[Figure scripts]
━━━━━━━━━━━━━━━━

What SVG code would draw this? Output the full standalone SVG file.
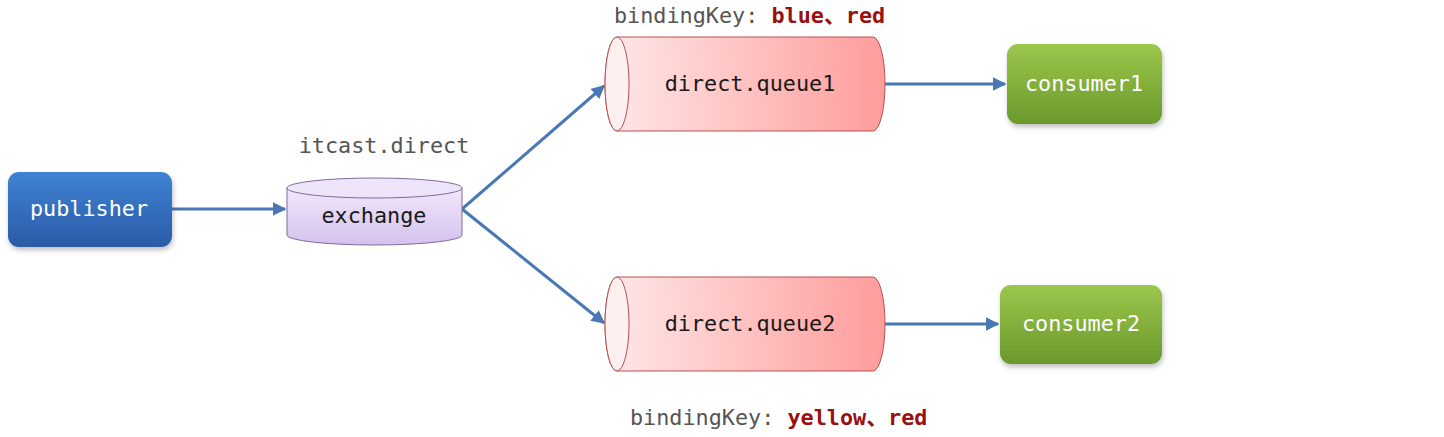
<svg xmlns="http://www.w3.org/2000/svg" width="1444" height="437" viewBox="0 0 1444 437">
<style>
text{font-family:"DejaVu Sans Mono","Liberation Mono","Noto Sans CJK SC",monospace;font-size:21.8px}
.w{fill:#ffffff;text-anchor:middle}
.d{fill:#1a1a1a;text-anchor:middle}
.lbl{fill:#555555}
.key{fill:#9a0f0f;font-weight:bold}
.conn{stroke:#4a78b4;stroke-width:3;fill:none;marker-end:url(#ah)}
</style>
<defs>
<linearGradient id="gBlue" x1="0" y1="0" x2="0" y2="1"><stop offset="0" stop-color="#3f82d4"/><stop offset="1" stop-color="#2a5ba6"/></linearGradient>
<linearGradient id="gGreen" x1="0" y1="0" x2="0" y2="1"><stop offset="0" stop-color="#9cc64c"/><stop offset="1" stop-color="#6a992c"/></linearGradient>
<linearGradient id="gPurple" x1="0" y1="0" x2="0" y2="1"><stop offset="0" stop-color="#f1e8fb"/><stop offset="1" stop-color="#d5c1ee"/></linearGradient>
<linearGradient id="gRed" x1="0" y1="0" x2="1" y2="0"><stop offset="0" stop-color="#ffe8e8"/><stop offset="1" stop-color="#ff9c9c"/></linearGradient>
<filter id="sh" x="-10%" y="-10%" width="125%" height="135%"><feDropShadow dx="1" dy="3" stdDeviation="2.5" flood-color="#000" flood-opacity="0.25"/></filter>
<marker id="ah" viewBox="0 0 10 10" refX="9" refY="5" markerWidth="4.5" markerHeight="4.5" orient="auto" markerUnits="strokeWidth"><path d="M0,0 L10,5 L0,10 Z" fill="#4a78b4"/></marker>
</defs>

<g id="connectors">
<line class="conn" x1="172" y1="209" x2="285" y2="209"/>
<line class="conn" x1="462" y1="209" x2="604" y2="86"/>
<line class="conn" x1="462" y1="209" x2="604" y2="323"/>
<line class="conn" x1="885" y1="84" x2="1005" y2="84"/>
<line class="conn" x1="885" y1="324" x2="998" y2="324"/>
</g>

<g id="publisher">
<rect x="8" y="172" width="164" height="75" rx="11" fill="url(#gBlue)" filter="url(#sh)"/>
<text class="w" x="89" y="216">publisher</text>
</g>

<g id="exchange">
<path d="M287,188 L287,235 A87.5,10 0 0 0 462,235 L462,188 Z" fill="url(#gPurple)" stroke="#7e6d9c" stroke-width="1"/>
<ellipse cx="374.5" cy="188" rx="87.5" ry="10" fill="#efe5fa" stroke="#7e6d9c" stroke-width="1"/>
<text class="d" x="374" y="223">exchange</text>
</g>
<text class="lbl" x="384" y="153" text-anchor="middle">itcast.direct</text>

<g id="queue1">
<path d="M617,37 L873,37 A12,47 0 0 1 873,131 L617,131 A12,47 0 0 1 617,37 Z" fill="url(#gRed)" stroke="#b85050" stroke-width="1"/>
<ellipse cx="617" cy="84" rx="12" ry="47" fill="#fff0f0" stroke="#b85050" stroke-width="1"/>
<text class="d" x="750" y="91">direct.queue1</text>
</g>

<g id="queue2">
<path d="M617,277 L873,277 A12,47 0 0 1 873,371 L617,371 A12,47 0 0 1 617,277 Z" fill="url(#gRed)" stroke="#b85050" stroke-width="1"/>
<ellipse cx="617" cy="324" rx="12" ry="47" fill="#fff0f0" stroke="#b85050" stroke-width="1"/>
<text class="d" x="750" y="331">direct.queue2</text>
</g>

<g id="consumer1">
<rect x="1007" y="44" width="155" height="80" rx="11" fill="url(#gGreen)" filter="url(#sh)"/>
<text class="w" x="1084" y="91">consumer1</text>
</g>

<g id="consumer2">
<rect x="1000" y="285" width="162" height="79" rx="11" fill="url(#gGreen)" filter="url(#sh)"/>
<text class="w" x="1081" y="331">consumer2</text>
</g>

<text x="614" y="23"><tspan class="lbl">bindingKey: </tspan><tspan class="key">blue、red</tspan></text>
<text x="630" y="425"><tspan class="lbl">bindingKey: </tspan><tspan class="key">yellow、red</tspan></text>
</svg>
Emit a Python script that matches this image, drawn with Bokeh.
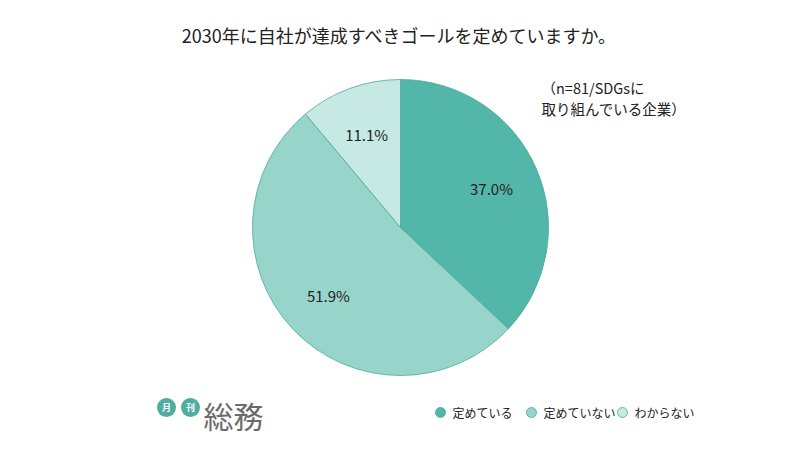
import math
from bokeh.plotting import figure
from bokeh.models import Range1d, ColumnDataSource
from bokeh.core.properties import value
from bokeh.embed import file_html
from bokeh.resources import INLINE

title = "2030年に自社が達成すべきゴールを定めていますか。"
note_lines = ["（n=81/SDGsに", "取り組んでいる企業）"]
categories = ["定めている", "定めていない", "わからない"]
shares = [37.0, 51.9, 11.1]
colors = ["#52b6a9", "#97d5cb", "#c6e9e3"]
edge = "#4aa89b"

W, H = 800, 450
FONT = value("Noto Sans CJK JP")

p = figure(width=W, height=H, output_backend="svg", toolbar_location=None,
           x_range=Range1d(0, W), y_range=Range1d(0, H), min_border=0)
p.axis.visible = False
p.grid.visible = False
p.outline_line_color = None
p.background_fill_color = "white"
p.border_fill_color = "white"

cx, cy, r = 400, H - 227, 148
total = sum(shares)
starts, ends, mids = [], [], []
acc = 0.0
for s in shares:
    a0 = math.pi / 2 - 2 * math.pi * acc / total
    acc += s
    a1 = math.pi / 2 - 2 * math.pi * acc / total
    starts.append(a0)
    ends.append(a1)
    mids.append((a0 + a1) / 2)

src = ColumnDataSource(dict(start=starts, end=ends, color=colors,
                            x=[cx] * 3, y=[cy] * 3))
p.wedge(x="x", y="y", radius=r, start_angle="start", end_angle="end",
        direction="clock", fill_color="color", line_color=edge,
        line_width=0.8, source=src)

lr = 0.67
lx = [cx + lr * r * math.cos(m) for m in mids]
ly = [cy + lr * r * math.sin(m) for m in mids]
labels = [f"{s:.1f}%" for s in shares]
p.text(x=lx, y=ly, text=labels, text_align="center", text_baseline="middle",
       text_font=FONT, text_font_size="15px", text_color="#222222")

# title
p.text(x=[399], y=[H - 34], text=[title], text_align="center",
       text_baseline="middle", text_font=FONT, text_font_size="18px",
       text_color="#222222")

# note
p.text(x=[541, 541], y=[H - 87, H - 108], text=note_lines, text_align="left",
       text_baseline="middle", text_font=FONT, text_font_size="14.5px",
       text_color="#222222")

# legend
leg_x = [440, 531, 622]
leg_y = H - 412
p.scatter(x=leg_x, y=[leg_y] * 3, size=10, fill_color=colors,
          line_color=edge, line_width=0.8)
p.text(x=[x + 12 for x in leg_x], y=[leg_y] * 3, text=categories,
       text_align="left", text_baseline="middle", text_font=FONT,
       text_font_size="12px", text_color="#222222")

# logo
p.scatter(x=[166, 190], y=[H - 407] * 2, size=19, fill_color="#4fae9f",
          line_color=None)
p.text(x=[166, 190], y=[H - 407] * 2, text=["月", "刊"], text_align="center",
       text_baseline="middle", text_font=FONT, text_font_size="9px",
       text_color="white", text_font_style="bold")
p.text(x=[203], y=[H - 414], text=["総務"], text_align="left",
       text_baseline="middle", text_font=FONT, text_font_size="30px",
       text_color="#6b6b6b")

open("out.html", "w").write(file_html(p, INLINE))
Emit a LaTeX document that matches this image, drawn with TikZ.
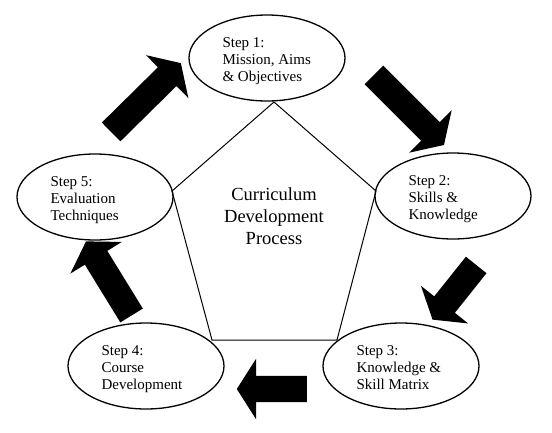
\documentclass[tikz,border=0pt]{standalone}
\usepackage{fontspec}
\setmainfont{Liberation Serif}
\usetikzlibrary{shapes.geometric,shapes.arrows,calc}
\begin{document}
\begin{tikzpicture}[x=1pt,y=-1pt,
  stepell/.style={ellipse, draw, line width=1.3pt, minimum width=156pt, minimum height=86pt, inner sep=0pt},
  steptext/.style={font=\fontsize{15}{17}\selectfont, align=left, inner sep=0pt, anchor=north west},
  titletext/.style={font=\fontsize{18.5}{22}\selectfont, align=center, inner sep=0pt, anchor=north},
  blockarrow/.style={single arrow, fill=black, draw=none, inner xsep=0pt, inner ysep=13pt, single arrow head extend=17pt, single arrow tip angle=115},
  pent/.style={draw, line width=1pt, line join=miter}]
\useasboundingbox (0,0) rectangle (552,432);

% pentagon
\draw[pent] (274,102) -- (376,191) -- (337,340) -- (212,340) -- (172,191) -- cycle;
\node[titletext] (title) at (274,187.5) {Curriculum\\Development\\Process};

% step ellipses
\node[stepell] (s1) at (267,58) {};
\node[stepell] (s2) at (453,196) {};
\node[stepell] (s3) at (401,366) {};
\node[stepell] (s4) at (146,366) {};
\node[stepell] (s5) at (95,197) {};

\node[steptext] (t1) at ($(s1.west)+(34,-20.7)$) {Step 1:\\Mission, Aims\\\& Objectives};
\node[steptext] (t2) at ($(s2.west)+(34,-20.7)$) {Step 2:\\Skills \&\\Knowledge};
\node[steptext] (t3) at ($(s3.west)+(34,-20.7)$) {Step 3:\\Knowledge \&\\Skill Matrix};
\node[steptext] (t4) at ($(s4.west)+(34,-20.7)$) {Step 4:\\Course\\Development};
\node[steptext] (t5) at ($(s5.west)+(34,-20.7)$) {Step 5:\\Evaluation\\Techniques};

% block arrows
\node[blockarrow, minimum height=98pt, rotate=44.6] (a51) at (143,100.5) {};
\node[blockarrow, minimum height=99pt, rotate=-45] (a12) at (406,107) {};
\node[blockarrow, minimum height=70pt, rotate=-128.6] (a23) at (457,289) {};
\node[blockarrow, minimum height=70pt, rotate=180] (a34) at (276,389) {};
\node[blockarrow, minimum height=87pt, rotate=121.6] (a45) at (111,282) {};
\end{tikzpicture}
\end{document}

━━━━━━━━━━━━━━━━

(TASK TO COMPLETE) Of the lines above, copy each that contains "standalone".

(ANSWER)
What SVG code would draw this? Output the full standalone SVG file.
\documentclass[tikz,border=0pt]{standalone}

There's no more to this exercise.